Gazprom gestand in seiner Presseerklärung ein, dass es das erste Mal sei, dass das Unternehmen einen Schiedsspruch für die Preisrevision habe hinnehmen müssen. RWE haben sich trotz vielseitiger Angebote seitens Gazprom auf keine Verhandlungen eingelassen, dafür aber verschiedene eigene Forderungen gestellt. Diese habe das Schiedsgericht – trotz des Schiedsspruches – weitgehend abgelehnt.
Vertreter RWE
Freshfields Bruckhaus Deringer (Wien): Dr. Günther Horvath (Konfliktlösung), Dr. Bertram Burtscher (Gesellschaftsrecht), Dr. Axel Reidlinger (Kartellrecht); Associates: Courtney Lotfi, Alma Zadic ( beide Konfliktlösung; Rechtanwaltsanwärterin), Dr. Erika Rittenauer, Diana Ionescu (beide Kartellrecht; Rechtanwaltsanwärterin)
Wikborg Rein (Oslo): Dag Mjaaland, Aadne Haga
Cestr & Partner (Prag): Dr. Roman Denes
Inhouse (Essen): Dr. Elmar Schweers (Federführung), Milena Bajajova, Dr. Florian Fischer, Christian Ring
Vertreter Gazprom
Willheim Müller (Wien): Dr. Johannes Willheim (Schiedsverfahren/Wettbewerbs- und Kartellrecht)
Jones Day (Paris): Dr. Michael Bühler, Carroll Dorgan (beide Schiedsrecht)
ICC-Schiedsgericht, Wien
Dr. Bernhard Meyer (Vorsitzende Schiedsrichter; MME Partners; Zürich), Dr. Siegfried Elsing (Orrick Herrington & Sutcliffe; Düsseldorf), Dr. Erhard Böhm (Specht Böhm; Wien)
Hintergrund: Die Vertreter von RWE und Gazprom entsprechen weitgehend denjenigen des Schiedsverfahrens, das RWE und Gazprom im vergangenen Jahr um die Abnahme von Gasmengen führten (mehr…). Allerdings wurde RWE zusätzlich durch die norwegische Kanzlei Wikborg Rein unterstützt, die bereits im vergangenen Jahr für RWE mit Statoil um die Revision von Gaspreisen gerungen hatte. Hinzu kam zudem die tschechische Kanzlei Cestr für die Besonderheiten des dortigen Rechts.
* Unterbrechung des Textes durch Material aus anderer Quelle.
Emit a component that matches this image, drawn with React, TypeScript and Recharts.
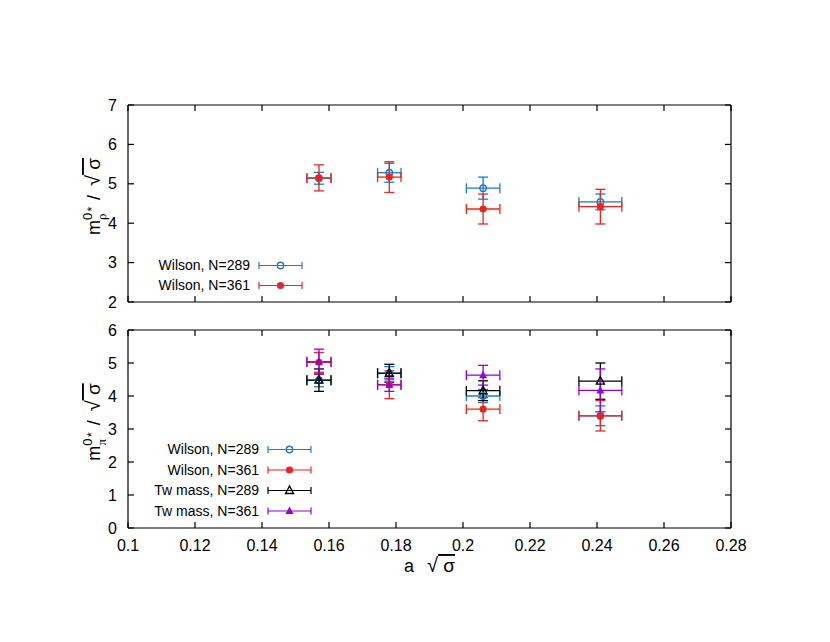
import React from 'react'
import { ScatterChart, Scatter, XAxis, YAxis, ErrorBar, Legend } from 'recharts'

// a*sqrt(sigma) for the four lattice spacings
const aSqrtSigma = [0.157, 0.178, 0.206, 0.241]
const aSqrtSigmaErr = [0.0036, 0.0035, 0.005, 0.0064]
const xTicks = [0.1, 0.12, 0.14, 0.16, 0.18, 0.2, 0.22, 0.24, 0.26, 0.28]
const rhoTicks = [2, 3, 4, 5, 6, 7]
const piTicks = [0, 1, 2, 3, 4, 5, 6]

// rho panel
const rhoWilson289 = [5.14, 5.28, 4.89, 4.54]
const rhoWilson289Err = [0.15, 0.24, 0.28, 0.2]
const rhoWilson361 = [5.15, 5.17, 4.36, 4.42]
const rhoWilson361Err = [0.33, 0.39, 0.38, 0.44]

// pi panel
const piWilson289 = [4.48, 4.69, 4.0, 3.4]
const piWilson289Err = [0.2, 0.2, 0.2, 0.3]
const piWilson361 = [5.02, 4.34, 3.6, 3.4]
const piWilson361Err = [0.3, 0.42, 0.35, 0.46]
const piTw289 = [4.48, 4.69, 4.16, 4.45]
const piTw289Err = [0.34, 0.27, 0.3, 0.55]
const piTw361 = [5.04, 4.34, 4.63, 4.17]
const piTw361Err = [0.38, 0.2, 0.3, 0.65]

const BLUE = '#1f7bc4'
const RED = '#e8261d'
const BLACK = '#000000'
const PURPLE = '#9400d3'
const SYMBOL_FONT = '"Liberation Serif", "DejaVu Serif", serif'

type Shape = 'openCircle' | 'dot' | 'openTriangle' | 'triangle'

interface Series {
  name: string
  color: string
  shape: Shape
  data: { x: number; y: number; ex: number; ey: number }[]
}

const rows = (y: number[], err: number[]) =>
  aSqrtSigma.map((x, i) => ({ x, y: y[i], ex: aSqrtSigmaErr[i], ey: err[i] }))

const rhoSeries: Series[] = [
  { name: 'Wilson, N=289', color: BLUE, shape: 'openCircle', data: rows(rhoWilson289, rhoWilson289Err) },
  { name: 'Wilson, N=361', color: RED, shape: 'dot', data: rows(rhoWilson361, rhoWilson361Err) },
]

const piSeries: Series[] = [
  { name: 'Wilson, N=289', color: BLUE, shape: 'openCircle', data: rows(piWilson289, piWilson289Err) },
  { name: 'Wilson, N=361', color: RED, shape: 'dot', data: rows(piWilson361, piWilson361Err) },
  { name: 'Tw mass, N=289', color: BLACK, shape: 'openTriangle', data: rows(piTw289, piTw289Err) },
  { name: 'Tw mass, N=361', color: PURPLE, shape: 'triangle', data: rows(piTw361, piTw361Err) },
]

function Marker({ shape, color, cx, cy }: { shape: Shape; color: string; cx: number; cy: number }) {
  if (shape === 'openCircle')
    return <circle cx={cx} cy={cy} r={3.2} fill="none" stroke={color} strokeWidth={1.4} />
  if (shape === 'dot') return <circle cx={cx} cy={cy} r={3.6} fill={color} />
  const pts = `${cx},${cy - 4.5} ${cx - 4},${cy + 3} ${cx + 4},${cy + 3}`
  if (shape === 'openTriangle')
    return <polygon points={pts} fill="none" stroke={color} strokeWidth={1.4} />
  return <polygon points={pts} fill={color} />
}

function LegendBox({ items, textRight, rowGap }: { items: Series[]; textRight: number; rowGap: number }) {
  return (
    <svg width={200} height={items.length * rowGap + 10} style={{ overflow: 'visible' }}>
      {items.map((s, i) => {
        const y = 10.5 + i * rowGap
        const x1 = textRight + 9
        const x2 = textRight + 52
        return (
          <g key={s.name}>
            <text x={textRight} y={y} dy="0.35em" textAnchor="end" fontSize={14} fill="#000">
              {s.name}
            </text>
            <line x1={x1} x2={x2} y1={y} y2={y} stroke={s.color} strokeWidth={1.2} />
            <line x1={x1} x2={x1} y1={y - 3.5} y2={y + 3.5} stroke={s.color} strokeWidth={1.2} />
            <line x1={x2} x2={x2} y1={y - 3.5} y2={y + 3.5} stroke={s.color} strokeWidth={1.2} />
            <Marker shape={s.shape} color={s.color} cx={textRight + 30.5} cy={y} />
          </g>
        )
      })}
    </svg>
  )
}

function YLab({ viewBox, sub }: any) {
  const vb = viewBox ?? {}
  const cy = (vb.y ?? 0) + (vb.height ?? 0) / 2 - 7
  return (
    <text transform={`translate(100,${cy}) rotate(-90)`} textAnchor="middle" fontSize={18} fill="#000">
      <tspan>m</tspan>
      <tspan fontSize={13} dy={-8}>0</tspan>
      <tspan fontSize={13} fontFamily={SYMBOL_FONT} dx={-7.2} dy={14}>{sub}</tspan>
      <tspan fontSize={12} dx={2} dy={-10}>*</tspan>
      <tspan dx={7} dy={4}>/</tspan>
      <tspan fontSize={20} dx={9}>√</tspan>
      <tspan fontSize={19} textDecoration="overline">{'\u00a0σ'}</tspan>
    </text>
  )
}

function XLab({ viewBox }: any) {
  const vb = viewBox ?? {}
  const cx = (vb.x ?? 0) + (vb.width ?? 0) / 2
  const y = (vb.y ?? 0) + 44
  return (
    <text x={cx} y={y} textAnchor="middle" fontSize={18} fill="#000">
      <tspan>a</tspan>
      <tspan fontSize={20} dx={13}>√</tspan>
      <tspan fontSize={19} textDecoration="overline">{'\u00a0σ'}</tspan>
    </text>
  )
}

const blank = () => <g />
const tickStyle = { fontSize: 16, fill: '#000' }
const frame = { stroke: '#000', strokeWidth: 1.2 }

interface PanelProps {
  height: number
  top: number
  bottom: number
  yDomain: [number, number]
  yTicks: number[]
  series: Series[]
  sub: string
  xLabels: boolean
  legendTop: number
  legendTextRight: number
  legendGap: number
}

// plot area: x from 128 to 731; axes are 1px thick so the margins are one less
function Panel(p: PanelProps) {
  return (
    <ScatterChart width={830} height={p.height} margin={{ top: p.top - 1, right: 98, bottom: p.bottom - 1, left: 127 }}>
      <XAxis
        xAxisId="b"
        type="number"
        dataKey="x"
        domain={[0.1, 0.28]}
        ticks={xTicks}
        allowDataOverflow
        height={1}
        tickSize={-6}
        tickMargin={18}
        tick={p.xLabels ? tickStyle : blank}
        axisLine={frame}
        tickLine={frame}
        label={p.xLabels ? <XLab /> : undefined}
      />
      <XAxis
        xAxisId="t"
        orientation="top"
        type="number"
        dataKey="x"
        domain={[0.1, 0.28]}
        ticks={xTicks}
        allowDataOverflow
        height={1}
        tickSize={-6}
        tick={blank}
        axisLine={frame}
        tickLine={frame}
      />
      <YAxis
        yAxisId="l"
        type="number"
        dataKey="y"
        domain={p.yDomain}
        ticks={p.yTicks}
        allowDataOverflow
        width={1}
        tickSize={-6}
        tickMargin={17}
        tick={tickStyle}
        axisLine={frame}
        tickLine={frame}
        label={<YLab sub={p.sub} />}
      />
      <YAxis
        yAxisId="r"
        orientation="right"
        type="number"
        dataKey="y"
        domain={p.yDomain}
        ticks={p.yTicks}
        allowDataOverflow
        width={1}
        tickSize={-6}
        tick={blank}
        axisLine={frame}
        tickLine={frame}
      />
      {p.series.map((s) => (
        <Scatter
          key={s.name}
          name={s.name}
          data={s.data}
          xAxisId="b"
          yAxisId="l"
          fill={s.color}
          isAnimationActive={false}
          shape={(props: any) => <Marker shape={s.shape} color={s.color} cx={props.cx} cy={props.cy} />}
        >
          <ErrorBar dataKey="ex" direction="x" width={5} stroke={s.color} strokeWidth={1.3} isAnimationActive={false} />
          <ErrorBar dataKey="ey" direction="y" width={5} stroke={s.color} strokeWidth={1.3} isAnimationActive={false} />
        </Scatter>
      ))}
      <Legend
        layout="vertical"
        align="center"
        verticalAlign="middle"
        wrapperStyle={{ left: 140, top: p.legendTop, width: 200, height: p.series.length * p.legendGap + 10 }}
        content={() => <LegendBox items={p.series} textRight={p.legendTextRight} rowGap={p.legendGap} />}
      />
    </ScatterChart>
  )
}

export default function App() {
  return (
    <div
      style={{
        position: 'absolute',
        left: 0,
        top: 0,
        width: 830,
        height: 642,
        background: '#fff',
        fontFamily: '"Liberation Sans", Arial, Helvetica, sans-serif',
      }}
    >
      <div style={{ position: 'absolute', left: 0, top: 0 }}>
        <Panel
          height={315}
          top={105}
          bottom={13}
          yDomain={[2, 7]}
          yTicks={rhoTicks}
          series={rhoSeries}
          sub="ρ"
          xLabels={false}
          legendTop={255}
          legendTextRight={110}
          legendGap={20}
        />
      </div>
      <div style={{ position: 'absolute', left: 0, top: 315 }}>
        <Panel
          height={327}
          top={15}
          bottom={114}
          yDomain={[0, 6]}
          yTicks={piTicks}
          series={piSeries}
          sub="π"
          xLabels
          legendTop={124}
          legendTextRight={119}
          legendGap={20.5}
        />
      </div>
    </div>
  )
}
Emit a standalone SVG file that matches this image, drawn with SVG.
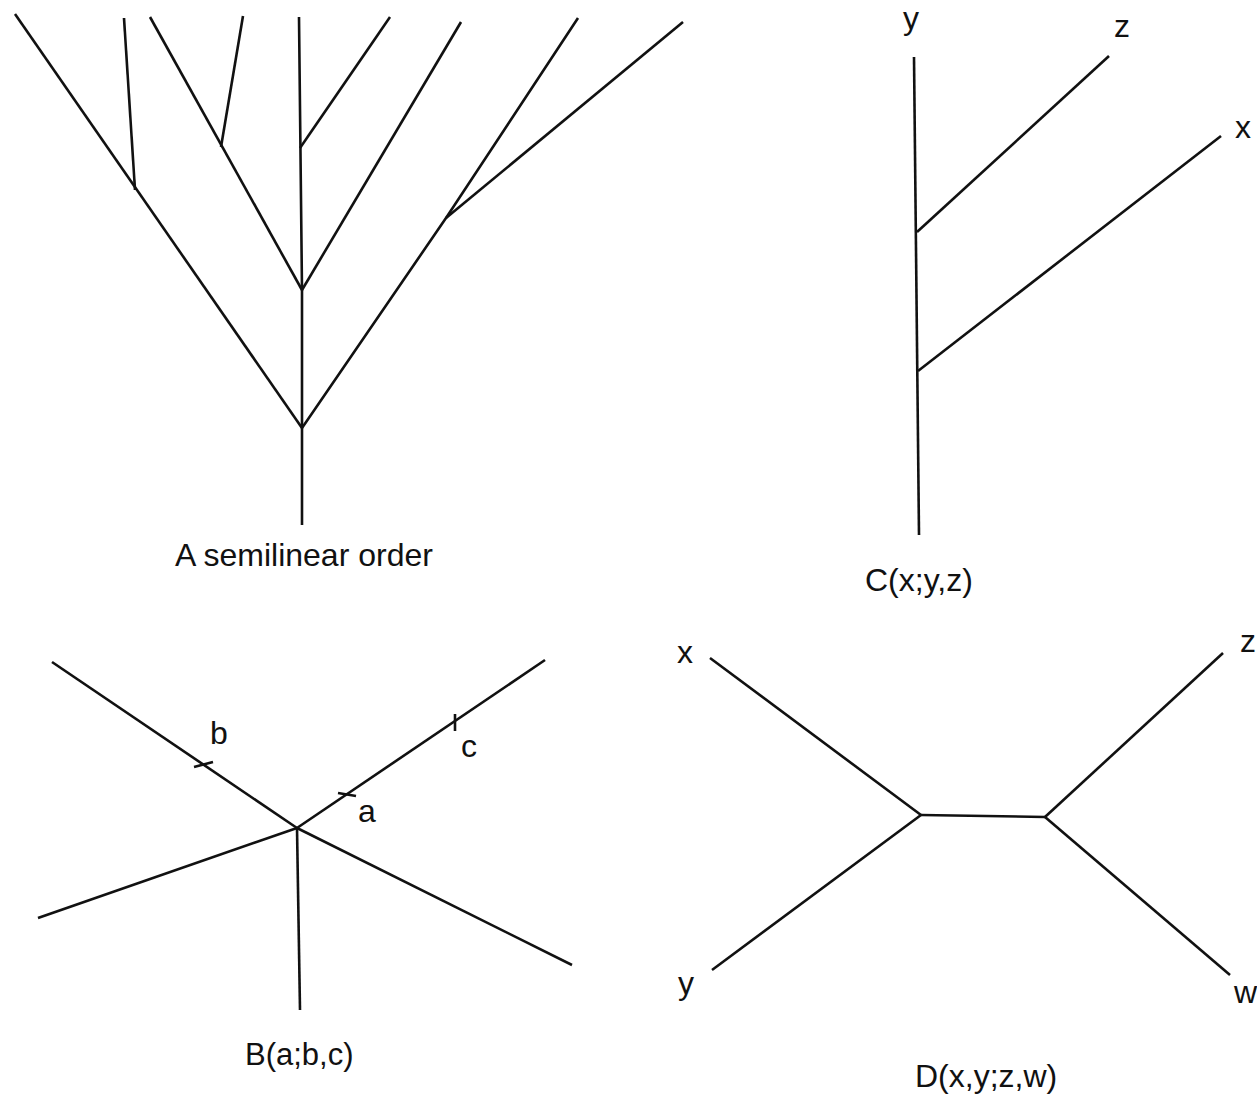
<svg xmlns="http://www.w3.org/2000/svg" width="1257" height="1105" viewBox="0 0 1257 1105">
<style>
.e{stroke:#111;stroke-width:2.6;fill:none;stroke-linecap:butt}
.t{font-family:"Liberation Sans",Arial,sans-serif;font-size:32px;fill:#111}
</style>
<rect width="1257" height="1105" fill="#fff"/>
<g id="connectors">
  <g id="treeA">
    <line class="e" x1="15" y1="14" x2="302" y2="428"/>
    <line class="e" x1="124" y1="18" x2="135" y2="190"/>
    <line class="e" x1="150" y1="17" x2="302" y2="290"/>
    <line class="e" x1="243" y1="16" x2="221" y2="147"/>
    <polyline class="e" points="299,17 302,290 302,428 302,525"/>
    <line class="e" x1="300" y1="148" x2="390" y2="17"/>
    <line class="e" x1="302" y1="290" x2="461" y2="22"/>
    <polyline class="e" points="302,428 446,218 578,18"/>
    <line class="e" x1="446" y1="218" x2="683" y2="22"/>
  </g>
  <g id="treeC">
    <line class="e" x1="914" y1="57" x2="919" y2="535"/>
    <line class="e" x1="917" y1="232" x2="1109" y2="56"/>
    <line class="e" x1="918" y1="371" x2="1221" y2="136"/>
  </g>
  <g id="treeB">
    <line class="e" x1="52" y1="662" x2="297" y2="828"/>
    <line class="e" x1="297" y1="828" x2="572" y2="965"/>
    <line class="e" x1="297" y1="828" x2="545" y2="660"/>
    <line class="e" x1="297" y1="828" x2="38" y2="918"/>
    <line class="e" x1="297" y1="828" x2="300" y2="1010"/>
    <line class="e" x1="194" y1="767" x2="213" y2="762"/>
    <line class="e" x1="338" y1="793" x2="356" y2="796"/>
    <line class="e" x1="455" y1="714" x2="455" y2="731"/>
  </g>
  <g id="treeD">
    <line class="e" x1="710" y1="658" x2="921" y2="815"/>
    <line class="e" x1="712" y1="970" x2="921" y2="815"/>
    <line class="e" x1="921" y1="815" x2="1045" y2="817"/>
    <line class="e" x1="1045" y1="817" x2="1223" y2="653"/>
    <line class="e" x1="1045" y1="817" x2="1230" y2="975"/>
  </g>
</g>
<g id="labelA"><text class="t" x="175" y="566">A semilinear order</text></g>
<g id="labelC">
  <text class="t" x="911" y="29" text-anchor="middle">y</text>
  <text class="t" x="1122" y="37" text-anchor="middle">z</text>
  <text class="t" x="1243" y="138" text-anchor="middle">x</text>
  <text class="t" x="865" y="591">C(x;y,z)</text>
</g>
<g id="labelB">
  <text class="t" x="219" y="744" text-anchor="middle">b</text>
  <text class="t" x="469" y="757" text-anchor="middle">c</text>
  <text class="t" x="367" y="822" text-anchor="middle">a</text>
  <text class="t" x="245" y="1065" style="font-size:31px">B(a;b,c)</text>
</g>
<g id="labelD">
  <text class="t" x="677" y="663">x</text>
  <text class="t" x="686" y="994" text-anchor="middle">y</text>
  <text class="t" x="1240" y="652">z</text>
  <text class="t" x="1234" y="1003">w</text>
  <text class="t" x="915" y="1087">D(x,y;z,w)</text>
</g>
</svg>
Für Gazprom agierte neben der österreichischen Stammkanzlei Willheim Müller die US-Kanzlei Jones Day. Der in Paris angesiedelte gebürtige Deutsche Michael Bühler gehört zu den europaweit angesehenen Schiedsrechtlern und war lange auch ständiger Vertreter im ICC. Er wurde von Willheim wegen seiner Kompetenz bei ICC-Verfahren hinzugezogen.
Das Schiedsgericht bestand aus Vertretern dreier Länder. Auf den Vorsitzenden einigten sich die Parteien schnell: Der Schweizer Anwalt Bernhard Meyer gehört zu den anerkanntesten Schiedsexperten überhaupt, sein Ruf sei „sensationell“, wie es aus dem Kreis der Parteien hieß. Von RWE benannt wurde der angesehene deutsche Orrick-Senior-Partner Siegfried Elsing, Gazprom schickte den traditionell eng mit russischen Großkonzernen verbundenen Schiedsrechtler und Namenspartner von Specht Böhm, Erhard Böhm, ins Rennen. (Jörn Poppelbaum)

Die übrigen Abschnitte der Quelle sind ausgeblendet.